Although judgements and interpretations generally varied greatly for each target person, some tendencies occurred among them. Analyses yielded three subtle processes by which raters’ implicit beliefs about persons of particular gender and ethnicity influenced their impression formation and their assessments of the target person’s personality.

Depending upon the target person’ gender and ethnicity, participants sometimes tended to
1) focus on different pieces of evidence visually or audio-visually available (selective focus)
2) weigh the evidence considered differently (differential weighting), and to
3) interpret the same standardised item differently (variable interpretation).

The three processes, although often only moderate in effect and not pervasive across all the personality aspects identified and all items considered, reveal subtle differences that, in their entirety, can add up to manifest differences in the assessments of persons that are based entirely on the raters’ implicit beliefs and stereotypes triggered by a few visible clues about the target person’s gender, ethnicity (and age).

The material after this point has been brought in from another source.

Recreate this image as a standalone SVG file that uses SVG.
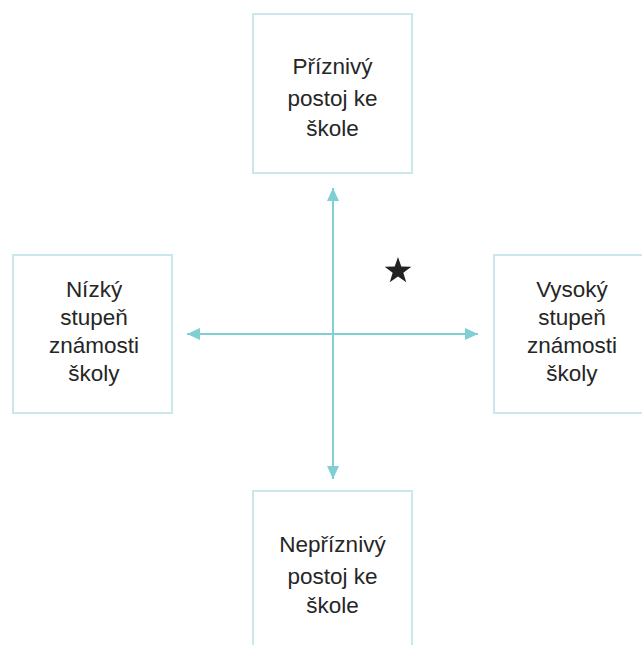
<svg xmlns="http://www.w3.org/2000/svg" width="642" height="645" viewBox="0 0 642 645">
  <style>
    .box { fill: #ffffff; stroke: #c9e8eb; stroke-width: 2; }
    .lbl { font-family: "Liberation Sans", Arial, sans-serif; font-size: 22.5px; fill: #262626; text-anchor: middle; }
    .axis { stroke: #7fcfd5; stroke-width: 2; fill: none; }
  </style>
  <defs>
    <marker id="tip" markerUnits="userSpaceOnUse" markerWidth="14" markerHeight="12" refX="13" refY="6" orient="auto-start-reverse">
      <path d="M0,0 L13,6 L0,12 Z" fill="#7fcfd5"/>
    </marker>
  </defs>

  <rect width="642" height="645" fill="#ffffff"/>

  <!-- axes -->
  <g id="connectors">
    <line class="axis" x1="333" y1="188" x2="333" y2="479" marker-start="url(#tip)" marker-end="url(#tip)"/>
    <line class="axis" x1="187" y1="334" x2="478" y2="334" marker-start="url(#tip)" marker-end="url(#tip)"/>
  </g>

  <g id="top">
    <rect class="box" x="253" y="14" width="159" height="159"/>
    <text class="lbl" x="332.5" y="74">Příznivý</text>
    <text class="lbl" x="332.5" y="106">postoj ke</text>
    <text class="lbl" x="332.5" y="136">škole</text>
  </g>

  <g id="left">
    <rect class="box" x="13" y="255" width="159" height="158"/>
    <text class="lbl" x="94" y="297">Nízký</text>
    <text class="lbl" x="94" y="325">stupeň</text>
    <text class="lbl" x="94" y="353">známosti</text>
    <text class="lbl" x="94" y="381">školy</text>
  </g>

  <g id="right">
    <rect class="box" x="494" y="255" width="160" height="158"/>
    <text class="lbl" x="572" y="297">Vysoký</text>
    <text class="lbl" x="572" y="325">stupeň</text>
    <text class="lbl" x="572" y="353">známosti</text>
    <text class="lbl" x="572" y="381">školy</text>
  </g>

  <g id="bottom">
    <rect class="box" x="253" y="491" width="159" height="170"/>
    <text class="lbl" x="332.5" y="552">Nepříznivý</text>
    <text class="lbl" x="332.5" y="584">postoj ke</text>
    <text class="lbl" x="332.5" y="613">škole</text>
  </g>

  <g id="marker-star" transform="translate(398,271)">
    <polygon fill="#222222" points="0,-14 3.29,-4.53 13.31,-4.33 5.33,1.73 8.23,11.33 0,5.6 -8.23,11.33 -5.33,1.73 -13.31,-4.33 -3.29,-4.53"/>
  </g>
</svg>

These findings provide empirical evidence for psychical and social processes that can lead to the frequently reported feelings of minority group members of being judged differently than majority group members for doing the same things. The findings also highlight limitations in the questionnaire methods’ ability to enable standardised and thus comparable assessments of persons. This has important consequences for their application in research and applied settings, such as in diversity management and promotion.

The two studies have also explored how people construct their own and others' ethnicity and how they indicate their ideas in predetermined social categories as widely used in standardised enquiries. These and further analyses are still in progress.